• [Available data]
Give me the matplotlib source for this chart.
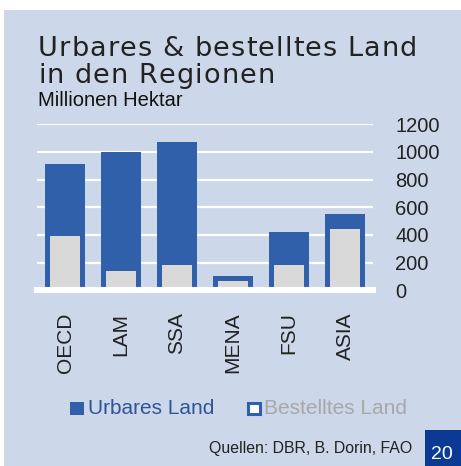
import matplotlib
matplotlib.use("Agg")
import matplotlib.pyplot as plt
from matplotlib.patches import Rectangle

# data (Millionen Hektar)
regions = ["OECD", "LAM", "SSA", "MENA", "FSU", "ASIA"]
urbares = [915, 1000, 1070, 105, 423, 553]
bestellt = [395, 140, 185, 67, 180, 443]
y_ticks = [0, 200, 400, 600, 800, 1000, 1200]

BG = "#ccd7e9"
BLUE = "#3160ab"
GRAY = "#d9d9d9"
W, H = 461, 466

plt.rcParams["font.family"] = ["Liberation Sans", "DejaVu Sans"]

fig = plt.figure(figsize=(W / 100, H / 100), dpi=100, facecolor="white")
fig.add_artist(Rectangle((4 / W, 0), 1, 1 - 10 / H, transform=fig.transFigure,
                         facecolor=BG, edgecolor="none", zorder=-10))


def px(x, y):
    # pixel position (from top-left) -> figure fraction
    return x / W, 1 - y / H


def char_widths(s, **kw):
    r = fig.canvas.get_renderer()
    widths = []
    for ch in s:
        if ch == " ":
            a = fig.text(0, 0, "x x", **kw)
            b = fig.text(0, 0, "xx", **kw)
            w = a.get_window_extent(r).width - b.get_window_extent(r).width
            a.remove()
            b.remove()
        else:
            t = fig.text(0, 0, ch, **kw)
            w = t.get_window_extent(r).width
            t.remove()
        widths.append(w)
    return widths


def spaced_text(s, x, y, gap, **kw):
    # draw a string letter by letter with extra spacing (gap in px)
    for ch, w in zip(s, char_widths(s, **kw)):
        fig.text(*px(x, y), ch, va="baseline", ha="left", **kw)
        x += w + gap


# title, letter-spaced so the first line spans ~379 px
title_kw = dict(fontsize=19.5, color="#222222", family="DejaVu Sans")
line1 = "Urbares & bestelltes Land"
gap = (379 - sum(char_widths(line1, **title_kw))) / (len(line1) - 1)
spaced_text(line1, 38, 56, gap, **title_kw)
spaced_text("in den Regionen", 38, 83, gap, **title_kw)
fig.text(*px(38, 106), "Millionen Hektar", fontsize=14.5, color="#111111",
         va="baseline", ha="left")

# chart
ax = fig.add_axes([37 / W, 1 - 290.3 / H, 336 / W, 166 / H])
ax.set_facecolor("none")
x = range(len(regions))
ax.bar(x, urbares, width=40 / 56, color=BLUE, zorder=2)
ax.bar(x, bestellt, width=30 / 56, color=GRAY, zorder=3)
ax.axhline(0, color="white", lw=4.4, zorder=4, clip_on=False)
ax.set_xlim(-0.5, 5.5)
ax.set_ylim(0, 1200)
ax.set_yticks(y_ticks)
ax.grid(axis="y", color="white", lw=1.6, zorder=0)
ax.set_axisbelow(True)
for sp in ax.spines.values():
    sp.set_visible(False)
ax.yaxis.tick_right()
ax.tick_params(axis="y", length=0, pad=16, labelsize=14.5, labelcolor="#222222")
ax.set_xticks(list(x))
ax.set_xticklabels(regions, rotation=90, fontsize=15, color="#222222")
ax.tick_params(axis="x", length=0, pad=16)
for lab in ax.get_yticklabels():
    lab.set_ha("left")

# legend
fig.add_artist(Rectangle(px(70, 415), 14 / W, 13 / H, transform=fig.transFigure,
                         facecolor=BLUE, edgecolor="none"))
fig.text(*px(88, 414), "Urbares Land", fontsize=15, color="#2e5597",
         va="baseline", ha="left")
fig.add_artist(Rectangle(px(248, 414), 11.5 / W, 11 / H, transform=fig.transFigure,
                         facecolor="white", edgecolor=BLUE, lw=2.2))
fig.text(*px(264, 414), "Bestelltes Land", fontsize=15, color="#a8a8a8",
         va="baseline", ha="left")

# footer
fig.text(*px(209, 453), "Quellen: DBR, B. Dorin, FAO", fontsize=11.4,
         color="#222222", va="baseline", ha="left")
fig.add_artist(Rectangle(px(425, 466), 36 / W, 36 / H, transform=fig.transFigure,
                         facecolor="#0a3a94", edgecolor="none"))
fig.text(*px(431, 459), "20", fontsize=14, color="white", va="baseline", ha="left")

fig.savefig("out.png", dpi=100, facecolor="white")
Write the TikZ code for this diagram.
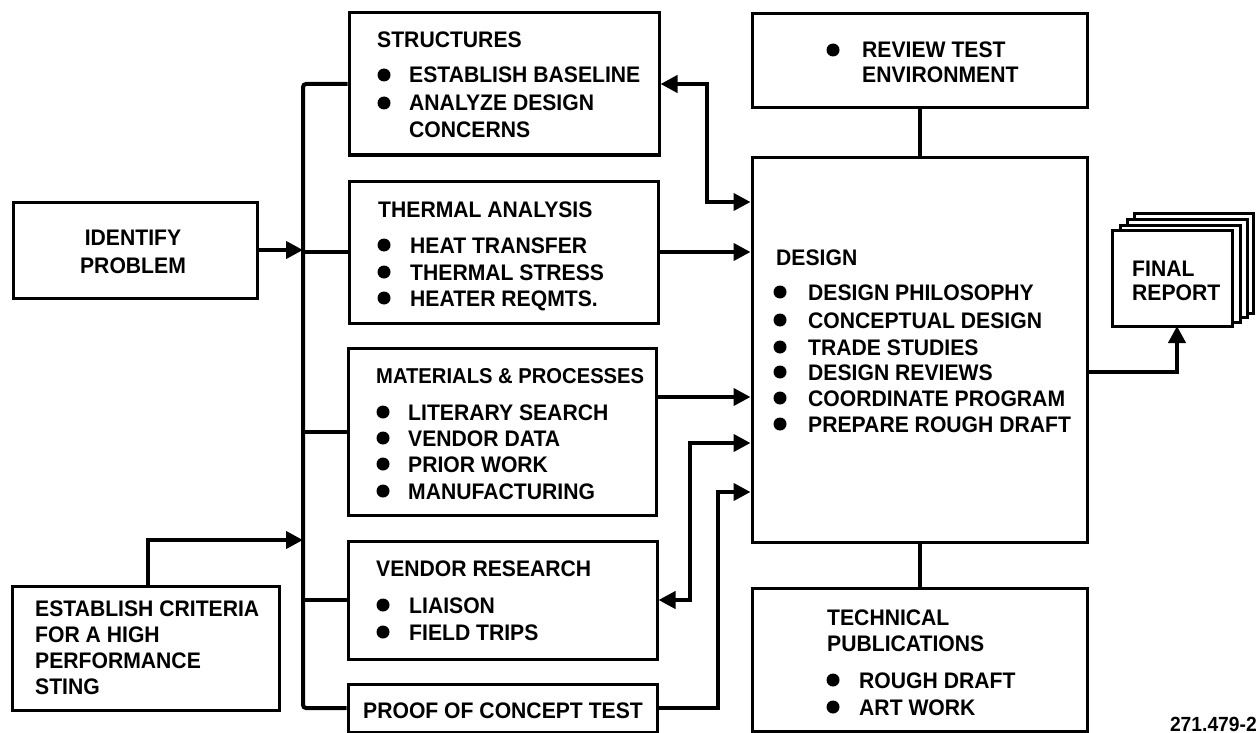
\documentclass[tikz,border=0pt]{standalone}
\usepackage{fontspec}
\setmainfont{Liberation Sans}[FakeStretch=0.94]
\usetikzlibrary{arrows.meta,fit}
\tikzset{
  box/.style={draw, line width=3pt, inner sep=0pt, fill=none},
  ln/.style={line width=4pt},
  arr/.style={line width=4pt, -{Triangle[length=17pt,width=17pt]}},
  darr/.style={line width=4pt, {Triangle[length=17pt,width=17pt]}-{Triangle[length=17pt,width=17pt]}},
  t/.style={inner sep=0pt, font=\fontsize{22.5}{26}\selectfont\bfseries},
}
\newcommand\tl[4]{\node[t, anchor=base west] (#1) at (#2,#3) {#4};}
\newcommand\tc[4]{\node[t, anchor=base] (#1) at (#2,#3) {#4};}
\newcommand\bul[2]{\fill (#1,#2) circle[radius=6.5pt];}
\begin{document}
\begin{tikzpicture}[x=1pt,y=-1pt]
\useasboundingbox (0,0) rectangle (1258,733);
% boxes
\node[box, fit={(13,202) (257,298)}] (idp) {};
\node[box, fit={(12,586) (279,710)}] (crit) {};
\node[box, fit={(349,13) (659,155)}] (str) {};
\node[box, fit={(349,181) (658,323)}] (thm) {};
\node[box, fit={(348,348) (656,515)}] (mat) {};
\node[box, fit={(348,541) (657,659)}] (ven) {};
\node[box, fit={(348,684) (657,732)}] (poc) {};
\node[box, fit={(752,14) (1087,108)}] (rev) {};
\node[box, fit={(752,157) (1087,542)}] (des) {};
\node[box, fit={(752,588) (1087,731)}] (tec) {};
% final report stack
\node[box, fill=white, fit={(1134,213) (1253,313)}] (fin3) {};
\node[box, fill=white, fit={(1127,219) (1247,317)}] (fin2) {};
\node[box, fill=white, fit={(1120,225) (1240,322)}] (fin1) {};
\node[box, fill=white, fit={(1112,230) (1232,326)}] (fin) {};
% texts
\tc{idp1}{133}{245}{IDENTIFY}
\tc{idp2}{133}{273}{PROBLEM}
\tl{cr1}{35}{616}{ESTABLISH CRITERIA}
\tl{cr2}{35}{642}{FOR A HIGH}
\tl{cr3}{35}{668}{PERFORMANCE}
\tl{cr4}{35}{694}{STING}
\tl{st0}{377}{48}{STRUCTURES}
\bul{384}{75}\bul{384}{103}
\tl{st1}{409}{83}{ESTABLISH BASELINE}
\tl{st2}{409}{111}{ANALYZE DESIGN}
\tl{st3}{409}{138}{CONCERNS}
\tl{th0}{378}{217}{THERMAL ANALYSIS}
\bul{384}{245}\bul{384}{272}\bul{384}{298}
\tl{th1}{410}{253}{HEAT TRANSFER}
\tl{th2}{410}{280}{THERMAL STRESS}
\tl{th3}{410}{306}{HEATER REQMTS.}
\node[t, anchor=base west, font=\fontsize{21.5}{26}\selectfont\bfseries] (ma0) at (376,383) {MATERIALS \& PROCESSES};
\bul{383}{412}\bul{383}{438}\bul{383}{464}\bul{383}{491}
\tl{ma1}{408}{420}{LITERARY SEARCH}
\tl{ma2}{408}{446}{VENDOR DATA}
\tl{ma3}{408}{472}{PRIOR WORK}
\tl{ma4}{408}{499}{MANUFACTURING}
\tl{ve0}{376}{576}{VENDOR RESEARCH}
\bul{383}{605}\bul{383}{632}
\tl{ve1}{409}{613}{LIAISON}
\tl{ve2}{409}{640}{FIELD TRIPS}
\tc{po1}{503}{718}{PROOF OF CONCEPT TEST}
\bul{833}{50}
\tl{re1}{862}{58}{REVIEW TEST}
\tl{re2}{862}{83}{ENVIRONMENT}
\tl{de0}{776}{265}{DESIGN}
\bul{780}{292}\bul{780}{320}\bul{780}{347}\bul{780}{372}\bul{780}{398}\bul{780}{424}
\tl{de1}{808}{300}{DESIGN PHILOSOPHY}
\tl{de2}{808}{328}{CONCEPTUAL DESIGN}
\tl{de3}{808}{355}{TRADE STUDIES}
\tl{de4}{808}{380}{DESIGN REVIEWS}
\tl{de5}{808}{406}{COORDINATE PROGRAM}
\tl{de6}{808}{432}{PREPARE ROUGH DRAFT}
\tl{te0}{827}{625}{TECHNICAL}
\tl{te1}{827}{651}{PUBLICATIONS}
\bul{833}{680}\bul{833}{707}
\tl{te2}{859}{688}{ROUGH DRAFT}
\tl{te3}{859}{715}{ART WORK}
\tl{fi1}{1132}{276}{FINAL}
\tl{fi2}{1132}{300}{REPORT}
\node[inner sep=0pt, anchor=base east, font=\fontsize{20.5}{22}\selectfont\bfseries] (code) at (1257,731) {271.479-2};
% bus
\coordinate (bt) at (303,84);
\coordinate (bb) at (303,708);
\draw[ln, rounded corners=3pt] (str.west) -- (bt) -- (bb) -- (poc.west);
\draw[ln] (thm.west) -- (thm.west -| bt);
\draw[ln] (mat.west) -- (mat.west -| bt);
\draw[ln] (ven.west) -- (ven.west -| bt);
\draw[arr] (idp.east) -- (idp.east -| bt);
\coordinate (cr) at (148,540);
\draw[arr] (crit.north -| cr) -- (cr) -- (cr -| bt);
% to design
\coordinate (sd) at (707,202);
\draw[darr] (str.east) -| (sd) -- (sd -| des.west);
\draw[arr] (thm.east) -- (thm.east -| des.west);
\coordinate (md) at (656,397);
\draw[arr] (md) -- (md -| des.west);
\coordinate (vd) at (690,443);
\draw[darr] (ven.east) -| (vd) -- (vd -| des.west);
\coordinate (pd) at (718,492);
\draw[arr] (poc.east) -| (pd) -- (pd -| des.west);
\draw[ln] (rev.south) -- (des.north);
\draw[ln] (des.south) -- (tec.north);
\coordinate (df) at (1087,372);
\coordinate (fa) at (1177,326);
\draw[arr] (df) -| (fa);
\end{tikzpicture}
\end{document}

• [Work to be completed]
Gather all lines from the records above in which "code" appears.

• [Expected output]
Write the TikZ code for this diagram.
\node[inner sep=0pt, anchor=base east, font=\fontsize{20.5}{22}\selectfont\bfseries] (code) at (1257,731) {271.479-2};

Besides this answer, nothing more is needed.